YOUR GOAL -> Select all lines with the string "this" in them, and copy those lines.

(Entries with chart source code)
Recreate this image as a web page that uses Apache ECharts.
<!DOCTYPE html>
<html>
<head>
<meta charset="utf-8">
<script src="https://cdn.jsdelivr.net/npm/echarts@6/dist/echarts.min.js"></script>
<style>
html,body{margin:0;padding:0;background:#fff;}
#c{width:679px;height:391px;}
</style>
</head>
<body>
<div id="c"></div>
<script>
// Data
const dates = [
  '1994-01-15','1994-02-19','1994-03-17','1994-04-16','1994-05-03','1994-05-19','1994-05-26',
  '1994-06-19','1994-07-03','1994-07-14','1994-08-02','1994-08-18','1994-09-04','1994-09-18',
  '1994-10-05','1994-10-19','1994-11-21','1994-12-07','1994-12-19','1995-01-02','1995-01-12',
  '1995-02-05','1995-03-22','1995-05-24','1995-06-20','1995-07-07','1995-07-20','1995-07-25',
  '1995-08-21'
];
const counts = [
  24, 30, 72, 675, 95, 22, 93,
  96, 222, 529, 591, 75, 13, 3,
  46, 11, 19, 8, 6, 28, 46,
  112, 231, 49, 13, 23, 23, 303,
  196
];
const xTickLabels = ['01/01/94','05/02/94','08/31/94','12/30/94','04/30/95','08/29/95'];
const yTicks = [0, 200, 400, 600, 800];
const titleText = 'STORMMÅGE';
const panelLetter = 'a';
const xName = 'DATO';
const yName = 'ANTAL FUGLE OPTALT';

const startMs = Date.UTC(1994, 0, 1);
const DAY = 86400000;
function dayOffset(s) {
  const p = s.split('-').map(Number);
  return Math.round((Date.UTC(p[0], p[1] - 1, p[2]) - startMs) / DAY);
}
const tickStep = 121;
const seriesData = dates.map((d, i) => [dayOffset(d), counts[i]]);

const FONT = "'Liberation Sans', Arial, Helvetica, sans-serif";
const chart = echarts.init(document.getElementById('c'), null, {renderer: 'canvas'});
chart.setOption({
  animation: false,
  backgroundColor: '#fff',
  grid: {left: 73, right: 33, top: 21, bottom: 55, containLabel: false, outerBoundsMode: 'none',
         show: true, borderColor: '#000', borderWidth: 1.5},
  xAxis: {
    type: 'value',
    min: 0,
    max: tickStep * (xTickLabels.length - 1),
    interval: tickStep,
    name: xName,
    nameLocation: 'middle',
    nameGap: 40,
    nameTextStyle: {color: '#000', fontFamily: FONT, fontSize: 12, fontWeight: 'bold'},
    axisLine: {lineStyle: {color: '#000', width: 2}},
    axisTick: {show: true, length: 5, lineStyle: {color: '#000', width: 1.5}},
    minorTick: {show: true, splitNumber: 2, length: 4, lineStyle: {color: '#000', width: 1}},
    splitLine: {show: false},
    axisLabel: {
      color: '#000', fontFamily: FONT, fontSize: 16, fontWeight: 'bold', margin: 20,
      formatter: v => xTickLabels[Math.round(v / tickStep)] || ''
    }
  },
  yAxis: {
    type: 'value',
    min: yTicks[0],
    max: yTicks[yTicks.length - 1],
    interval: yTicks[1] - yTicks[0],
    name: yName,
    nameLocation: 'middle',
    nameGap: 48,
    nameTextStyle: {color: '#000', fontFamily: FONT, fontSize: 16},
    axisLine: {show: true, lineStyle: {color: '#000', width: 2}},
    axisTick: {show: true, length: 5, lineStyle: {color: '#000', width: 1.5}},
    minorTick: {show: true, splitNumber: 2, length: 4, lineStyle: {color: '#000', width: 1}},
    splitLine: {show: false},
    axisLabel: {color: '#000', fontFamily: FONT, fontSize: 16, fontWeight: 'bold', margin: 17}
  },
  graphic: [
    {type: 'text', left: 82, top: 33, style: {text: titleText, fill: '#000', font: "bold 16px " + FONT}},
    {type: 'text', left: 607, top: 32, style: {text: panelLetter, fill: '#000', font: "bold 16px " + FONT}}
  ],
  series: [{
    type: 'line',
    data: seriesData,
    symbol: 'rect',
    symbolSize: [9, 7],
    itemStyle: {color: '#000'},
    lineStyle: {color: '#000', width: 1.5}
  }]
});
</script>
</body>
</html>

==

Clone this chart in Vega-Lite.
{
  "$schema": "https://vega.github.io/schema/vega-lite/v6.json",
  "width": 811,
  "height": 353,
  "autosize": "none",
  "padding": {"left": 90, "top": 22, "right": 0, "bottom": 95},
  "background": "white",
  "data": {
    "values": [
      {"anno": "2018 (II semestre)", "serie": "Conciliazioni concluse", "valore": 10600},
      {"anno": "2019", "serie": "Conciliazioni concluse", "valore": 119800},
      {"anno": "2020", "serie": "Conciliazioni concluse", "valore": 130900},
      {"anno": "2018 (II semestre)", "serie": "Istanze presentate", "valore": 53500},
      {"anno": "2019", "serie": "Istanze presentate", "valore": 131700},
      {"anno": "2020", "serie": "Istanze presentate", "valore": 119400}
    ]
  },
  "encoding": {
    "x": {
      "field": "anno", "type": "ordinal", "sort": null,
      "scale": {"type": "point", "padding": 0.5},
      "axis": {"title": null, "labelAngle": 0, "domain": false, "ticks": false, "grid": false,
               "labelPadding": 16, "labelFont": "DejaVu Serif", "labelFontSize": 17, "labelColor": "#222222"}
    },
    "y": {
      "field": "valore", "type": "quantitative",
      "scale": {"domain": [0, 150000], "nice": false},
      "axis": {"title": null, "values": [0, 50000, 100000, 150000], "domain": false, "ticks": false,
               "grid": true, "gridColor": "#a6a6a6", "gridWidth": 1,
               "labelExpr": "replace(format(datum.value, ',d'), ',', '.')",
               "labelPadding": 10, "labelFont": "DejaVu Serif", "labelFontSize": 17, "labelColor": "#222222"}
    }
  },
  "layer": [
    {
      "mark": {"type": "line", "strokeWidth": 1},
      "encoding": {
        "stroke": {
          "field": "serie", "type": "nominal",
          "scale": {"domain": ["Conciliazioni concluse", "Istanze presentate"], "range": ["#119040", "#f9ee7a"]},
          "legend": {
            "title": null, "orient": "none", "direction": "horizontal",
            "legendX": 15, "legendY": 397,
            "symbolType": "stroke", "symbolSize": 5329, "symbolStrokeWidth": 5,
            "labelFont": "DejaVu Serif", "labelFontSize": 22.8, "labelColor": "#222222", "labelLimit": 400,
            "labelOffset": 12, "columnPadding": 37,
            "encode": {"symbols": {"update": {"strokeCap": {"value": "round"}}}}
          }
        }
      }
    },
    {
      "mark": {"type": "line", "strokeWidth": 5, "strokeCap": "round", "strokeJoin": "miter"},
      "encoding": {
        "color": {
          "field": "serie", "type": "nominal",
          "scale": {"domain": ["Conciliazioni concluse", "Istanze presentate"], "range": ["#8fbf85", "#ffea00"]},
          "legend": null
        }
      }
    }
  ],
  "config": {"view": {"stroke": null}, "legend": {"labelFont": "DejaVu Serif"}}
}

RESPONSE BELOW ->
Recreate this image as a web page that uses Apache ECharts.
Clone this chart in Vega-Lite.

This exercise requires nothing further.